須雅屋の古本暗黒世界

札幌の古書須雅屋と申します。これは最底辺に淀んでいる或る古本屋が浮遊しつつ流されてゆくモノトーンな日々の記録でございます。

水曜 交換会、浪速さん

 午前7時半起床。うどん、ナットウ、冷水、ミニあんパン1、カフェオレ。8時35分出。地下鉄で大通。9時5分、頓宮神社着。

 本日、古書組合交換会11月の巻。例によって赤帽車は引き上げ、荷物はすでに全部2階に上げられ、ホールで事業部員と理事長以外の理事さんたちが集合し、仏教俳句書道関係(?)の一口ものを区分けし紐で括っている最中。自分も縛りあげた物を会場の部屋へ運ぶのを手伝う。特選市延べ勘分半分35680円支払う。最終台に内村鑑三の原稿が出ている。高橋睦郎「汚れたる者はさらに汚れたることをなせ」ほか詩集約32冊1本口、庄野潤三小沼丹の1本口、啄木全集8冊揃いと文庫、の三点に入札。いずれも安札ばかりなので1点も落ちず。◯◯さんが買った啄木全集の口から角川文庫『津村信夫詩集』と戦前春陽堂日本小説文庫・乱歩『盲獣』の二冊分けて貰う。全体の出来高はまあまあだった模様。本日は薫風氏を始めロフト古書の街のメンバーの落札が目立ち、いつにも増して薫風氏は終始ニコヤカであった。いやあ、金の余裕は人の心を豊にするものであるなあ。自分もいつか豊な心で人に接することのできる人間になりたいものである。

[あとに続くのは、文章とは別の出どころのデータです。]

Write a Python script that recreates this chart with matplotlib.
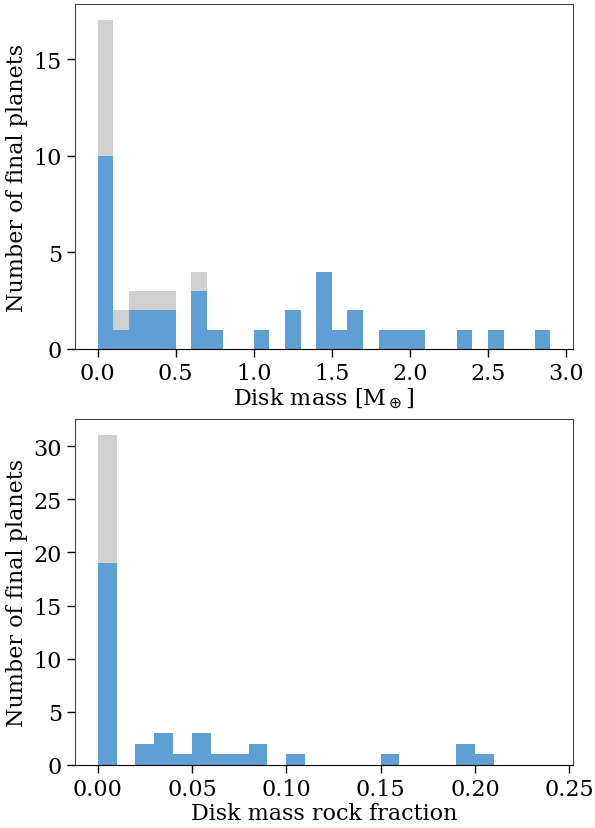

 市英堂、弘南堂、薫風書林旭川村田さん、B堂恊治君に道新の結果のお知らせする。市英さんから浪速書林梶原さんの訃報聞き驚く。75歳だった由。。おそらく十数回は酒席を同じゅうし(こちらは端っこの方だけれども)そのうち何度かは御馳走にもなった筈。あんなふうに市場で華々しく買ってみたいもんだなあ、と昔は憧れた古本屋さんの一人。何故「昔は」かと云うと、途中で、オレには将来も無理、と諦めたから。20年ほど前に初めて札幌の大市に来会された時であったか、iさん出品の春陽堂版鏡花全集特製版全冊署名入を、あっ、と驚く数字で落札されて、その後の展覧会(?)目録だかに、これも、おっ、とたまげる値段で出品されていたこと(こちらが無知だったために連続で驚くことになったわけである)。これも約20年前、『雑巾先生』が市場に初めて出現した明治古典会大市一日目の夜、十数人で山ノ上ホテルのバー(?)で飲んだ折の最後、これで払うてこい、と明細書(?)も見ずに同伴していた自店の番頭さんに財布ごと、ぽい、と渡して勘定を全部持つのを見て、なんてカッコイイ、一度ぐらいはあんなふうにオレも奢れる身分になってみたい、と思ったこと。須雅屋目録創刊号(1987年)に徳田秋声『妹おもひ』(大9)、稲垣足穂『天體嗜好症』(昭3)、谷崎『近代情痴集』(大8)などたくさんの注文を浪速さんから電話で頂いた直後、同じく電話で『妹おもひ』を注文してきた神田の◯◯書店さんに「今売れました」と答えると、「業者だな」とすかさず不満気な声で返ってきたことなど、親しかったわけでもないのに思い出されること尽きず。薫風氏に、亡くなったんだって、と伝えるとやはり、ええっ〜、と驚き、浪速さんの話で朝まで飲めるぐらいですよね、との反応。しかし、書誌的にも優れた素晴らしい目録を出していた古本屋さんはやっぱりいいなと思う。本人が亡くなっても目録が残り、仕事が残るから。後は息子さんが継がれる。

 恊治君の車に送られ2時前帰宅。12時現在、雪、1・5℃(最低−0・2、最高2・6)、湿度51%。カフェオレ、紅茶、冷水。日記。15時現在、晴、0・6℃、湿度51%。4時過ぎ辺りから足元が急激に冷えてくる。胡麻パントースト12、クリームチーズ、ミニあんパン1、バナナ1、紅茶。梱包2。

 9時台、仮眠30分。零時〜1時半入浴。サッカーW杯最終予選:日本3−0カタール観る。久しぶりにスカッとする勝ち方だった。しかし前半はけっこうパスを奪われていたのが気になったが。脚が相当痛くイライラしているのかもしれないが、試合後の中村俊輔のインタビューへの受け答えはかつての中田化してきていた。4時から酒。刺身(マグロ、エビ、マダイ)、エビだし汁、ワカメとメカブとモヤシとミズナのサラダ、燗酒一合、玄米茶。書見。午前7時半就寝。